3. Maßgeblicher Zeitpunkt für die Beurteilung der Härte sowie die Abwägung der Interessen von Vermieter und Mieter ist der Schluss der letzten mündlichen Verhandlung in der Tatsacheninstanz.
4. Liegt die bisherige Miete unterhalb der ortsüblichen Vergleichsmiete, kann das Gericht eine Erhöhung der Miete auf dieses Niveau vornehmen, ohne dass die Kappungsgrenzen oder sonstige formale Anforderungen des § 558a BGB zu beachten sind.
Sachverhalt:
Der Vermieter hatte dem Mieter gekündigt, woraufhin dieser form- und fristgerecht Widerspruch einlegte. Der Mieter berief sich darauf, dass ein erzwungener Wohnungswechsel aufgrund seiner psychischen Erkrankung eine erhebliche Gefahr für seine Gesundheit darstelle. Er machte geltend, dass ein Umzug mit überwiegender Wahrscheinlichkeit zu einem Suizid führen würde. Nach Einholung eines fachärztlichen Gutachtens wurde bestätigt, dass die Gefahr einer schweren psychischen Verschlechterung bis hin zur Suizidalität bei einem Umzug konkret bestand und keine geeigneten Therapiealternativen zur Verfügung standen.
Entscheidung:
Das Landgericht Berlin wies die Räumungsklage des Vermieters zurück. Es stellte fest, dass der Mieter aufgrund seines wirksamen Widerspruchs nach § 574 Abs. 1 Satz 1 BGB einen Anspruch auf Fortsetzung des Mietverhältnisses hat. Die Beweisaufnahme bestätigte, dass eine unzumutbare Härte vorliegt, die sich erheblich von den allgemein mit einem Umzug verbundenen Unannehmlichkeiten abhebt. Maßgeblich war dabei der Schluss der letzten mündlichen Verhandlung, zu welchem Zeitpunkt die Suizidgefahr weiterhin bestand.
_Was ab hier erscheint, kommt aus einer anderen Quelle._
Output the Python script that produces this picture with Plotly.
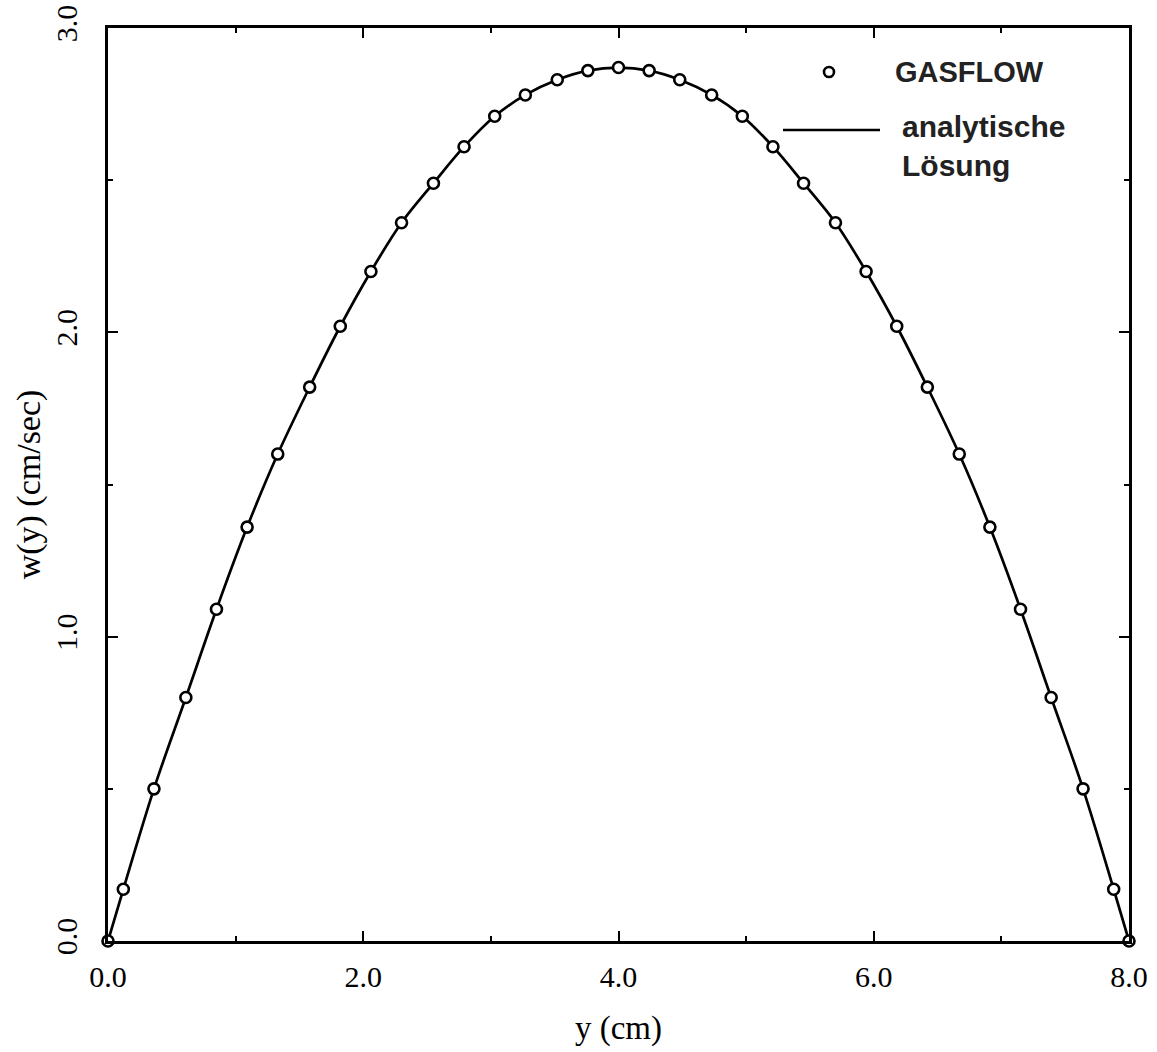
import plotly.graph_objects as go

# Data
y_cm = [0.0, 0.12, 0.36, 0.61, 0.85, 1.09, 1.33, 1.58, 1.82, 2.06, 2.30, 2.55,
        2.79, 3.03, 3.27, 3.52, 3.76, 4.00, 4.24, 4.48, 4.73, 4.97, 5.21, 5.45,
        5.70, 5.94, 6.18, 6.42, 6.67, 6.91, 7.15, 7.39, 7.64, 7.88, 8.0]
w_gasflow = [0.0, 0.17, 0.50, 0.80, 1.09, 1.36, 1.60, 1.82, 2.02, 2.20, 2.36, 2.49,
             2.61, 2.71, 2.78, 2.83, 2.86, 2.87, 2.86, 2.83, 2.78, 2.71, 2.61, 2.49,
             2.36, 2.20, 2.02, 1.82, 1.60, 1.36, 1.09, 0.80, 0.50, 0.17, 0.0]
w_analytic = w_gasflow

x_ticks = [0, 2, 4, 6, 8]
x_tick_labels = ["0.0", "2.0", "4.0", "6.0", "8.0"]
y_ticks = [0, 1, 2, 3]
y_tick_labels = ["0.0", "1.0", "2.0", "3.0"]

serif = "Liberation Serif, Times New Roman, serif"
sans = "Liberation Sans, Arial, sans-serif"

fig = go.Figure()
fig.add_trace(go.Scatter(x=y_cm, y=w_analytic, mode="lines", line=dict(color="black", width=2.7, shape="spline"),
                         showlegend=False, cliponaxis=False, hoverinfo="skip"))
fig.add_trace(go.Scatter(x=y_cm, y=w_gasflow, mode="markers",
                         marker=dict(symbol="circle", size=11, color="white", line=dict(color="black", width=2.6)),
                         showlegend=False, cliponaxis=False))

L, R, T, B = 108, 28, 28, 111
W, H = 1157, 1052
pw, ph = W - L - R, H - T - B

def px(xp):
    return (xp - L) / pw

def py(yp):
    return (H - B - yp) / ph

axis_common = dict(showgrid=False, zeroline=False, showline=True, linecolor="black", linewidth=3,
                   mirror="allticks", ticks="inside", ticklen=10, tickwidth=2, tickcolor="black",
                   tickfont=dict(family=serif, size=30, color="black"))

fig.update_xaxes(range=[0, 8], tickmode="array", tickvals=x_ticks, ticktext=x_tick_labels,
                 minor=dict(ticks="inside", ticklen=5, tickwidth=2, tickcolor="black", dtick=1, tick0=0),
                 title=dict(text="y (cm)", font=dict(family=serif, size=33, color="black"), standoff=24),
                 ticklabelstandoff=7, **axis_common)
fig.update_yaxes(range=[0, 3], tickmode="array", tickvals=y_ticks, ticktext=y_tick_labels, tickangle=-90,
                 minor=dict(ticks="inside", ticklen=5, tickwidth=2, tickcolor="black", dtick=0.5, tick0=0),
                 title=dict(text="w(y) (cm/sec)", font=dict(family=serif, size=34, color="black"), standoff=0),
                 ticklabelstandoff=16, **axis_common)

# Legend drawn manually
fig.add_shape(type="circle", xref="paper", yref="paper", xsizemode="pixel", ysizemode="pixel",
              xanchor=px(829), yanchor=py(72), x0=-5, x1=5, y0=-5, y1=5,
              line=dict(color="black", width=2.6), fillcolor="white")
fig.add_shape(type="line", xref="paper", yref="paper", x0=px(783), x1=px(880), y0=py(130), y1=py(130),
              line=dict(color="black", width=2.7))
fig.add_annotation(xref="paper", yref="paper", x=px(893), y=py(72), xanchor="left", yanchor="middle",
                   text="<b>GASFLOW</b>", showarrow=False, font=dict(family=sans, size=29, color="#222"))
fig.add_annotation(xref="paper", yref="paper", x=px(900), y=py(146), xanchor="left", yanchor="middle",
                   align="left", text="<b>analytische<br>Lösung</b>", showarrow=False,
                   font=dict(family=sans, size=30, color="#222"))

fig.update_layout(width=W, height=H, margin=dict(l=L, r=R, t=T, b=B, autoexpand=False),
                  plot_bgcolor="white", paper_bgcolor="white")

fig.write_html("out.html")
Das Gericht entschied ferner, dass die Fortsetzung des Mietverhältnisses nicht zu den bisherigen Konditionen erfolgen musste. Gemäß § 574a Abs. 1 Satz 2 BGB können die Bedingungen des Mietverhältnisses angepasst werden. Da die bisherige Miete unterhalb der ortsüblichen Vergleichsmiete lag, wurde eine angemessene Erhöhung der Miete festgesetzt. Dabei waren die regulären Anforderungen an eine Mieterhöhung nach § 558a BGB nicht zu beachten.
Praxisrelevanz:
Das Urteil zeigt die hohe Bedeutung des sozialen Mieterschutzes in extremen Fällen psychischer Erkrankungen. Für Vermieter bedeutet dies, dass eine Kündigung trotz wirksamer Erklärung unter Umständen nicht durchsetzbar ist, wenn schwerwiegende gesundheitliche Gründe entgegenstehen. Gleichzeitig bestätigt das Gericht, dass eine Mietanpassung möglich ist, um eine Fortsetzung des Mietverhältnisses für den Vermieter wirtschaftlich tragbar zu gestalten.
Fazit:
Die Entscheidung des LG Berlin II unterstreicht die Bedeutung der Härteklausel im Mietrecht und betont die Notwendigkeit einer sorgfältigen Interessenabwägung. In Fällen gravierender gesundheitlicher Beeinträchtigungen können Mieter auch gegen den Willen des Vermieters in der Wohnung verbleiben. Gleichzeitig erhalten Vermieter die Möglichkeit, wirtschaftlich tragfähige Anpassungen der Mietbedingungen durchzusetzen.